Would you return the run of lines that starts at the one with "Generate a LaTeX" and ends at the one with "(0,0) rectangle (640,981);", ends included, exactly as written and without the images?

• [Given records]
↓↓↓

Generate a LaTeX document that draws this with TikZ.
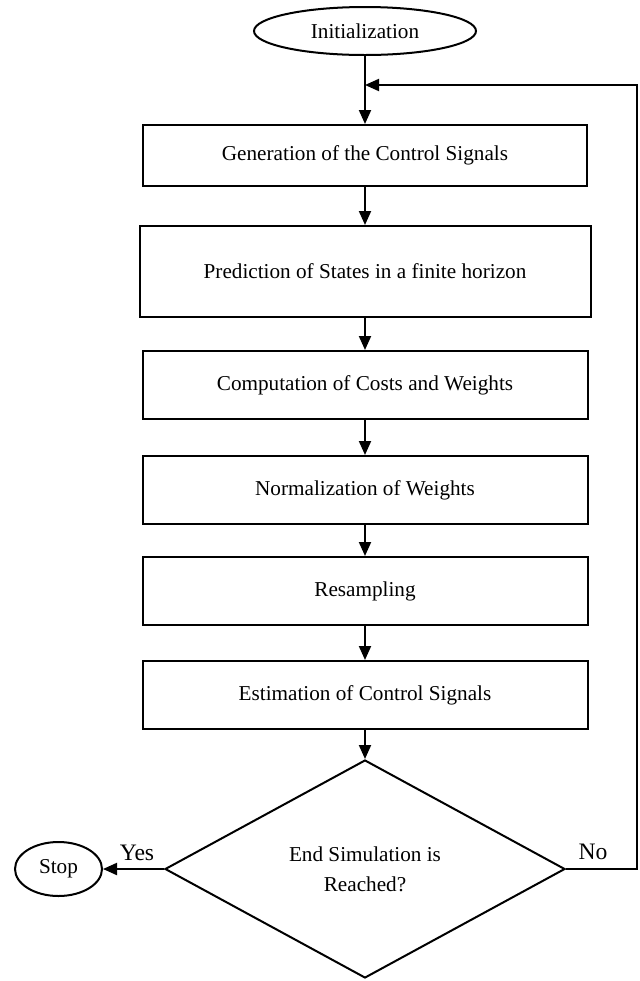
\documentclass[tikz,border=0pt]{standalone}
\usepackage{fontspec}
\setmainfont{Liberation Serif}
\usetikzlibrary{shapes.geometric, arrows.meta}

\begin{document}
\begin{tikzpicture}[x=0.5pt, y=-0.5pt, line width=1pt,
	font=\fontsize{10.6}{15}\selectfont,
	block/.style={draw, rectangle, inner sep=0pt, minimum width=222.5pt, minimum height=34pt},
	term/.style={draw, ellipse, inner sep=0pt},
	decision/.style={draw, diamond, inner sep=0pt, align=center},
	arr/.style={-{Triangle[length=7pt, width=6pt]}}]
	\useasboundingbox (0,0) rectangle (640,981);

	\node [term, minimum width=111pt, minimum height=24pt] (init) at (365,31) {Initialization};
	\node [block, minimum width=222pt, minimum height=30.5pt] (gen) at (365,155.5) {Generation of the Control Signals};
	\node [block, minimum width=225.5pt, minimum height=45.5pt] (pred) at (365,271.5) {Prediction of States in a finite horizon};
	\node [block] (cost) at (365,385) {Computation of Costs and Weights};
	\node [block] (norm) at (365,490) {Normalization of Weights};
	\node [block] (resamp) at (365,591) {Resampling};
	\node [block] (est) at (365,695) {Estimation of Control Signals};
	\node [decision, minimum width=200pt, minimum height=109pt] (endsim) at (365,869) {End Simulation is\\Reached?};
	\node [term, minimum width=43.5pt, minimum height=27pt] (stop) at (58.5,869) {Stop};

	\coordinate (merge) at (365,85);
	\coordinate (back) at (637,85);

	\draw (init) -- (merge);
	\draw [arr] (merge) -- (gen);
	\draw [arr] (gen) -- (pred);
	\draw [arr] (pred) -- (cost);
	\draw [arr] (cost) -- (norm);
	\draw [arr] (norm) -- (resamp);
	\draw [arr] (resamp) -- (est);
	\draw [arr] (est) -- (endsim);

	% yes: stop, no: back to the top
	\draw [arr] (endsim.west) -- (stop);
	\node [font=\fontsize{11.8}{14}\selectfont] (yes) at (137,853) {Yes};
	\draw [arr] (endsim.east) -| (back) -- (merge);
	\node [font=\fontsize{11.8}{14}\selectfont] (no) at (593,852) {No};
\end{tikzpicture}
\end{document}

↑↑↑
↓↓↓

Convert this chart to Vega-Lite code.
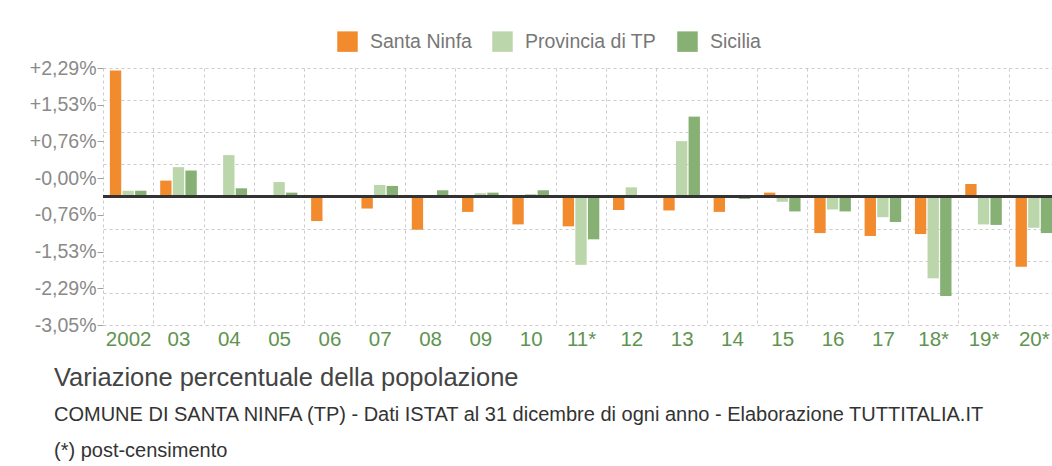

↑↑↑

• [Output for this task]
Generate a LaTeX document that draws this with TikZ.
\documentclass[tikz,border=0pt]{standalone}
\usepackage{fontspec}
\setmainfont{Liberation Serif}
\usetikzlibrary{shapes.geometric, arrows.meta}

\begin{document}
\begin{tikzpicture}[x=0.5pt, y=-0.5pt, line width=1pt,
	font=\fontsize{10.6}{15}\selectfont,
	block/.style={draw, rectangle, inner sep=0pt, minimum width=222.5pt, minimum height=34pt},
	term/.style={draw, ellipse, inner sep=0pt},
	decision/.style={draw, diamond, inner sep=0pt, align=center},
	arr/.style={-{Triangle[length=7pt, width=6pt]}}]
	\useasboundingbox (0,0) rectangle (640,981);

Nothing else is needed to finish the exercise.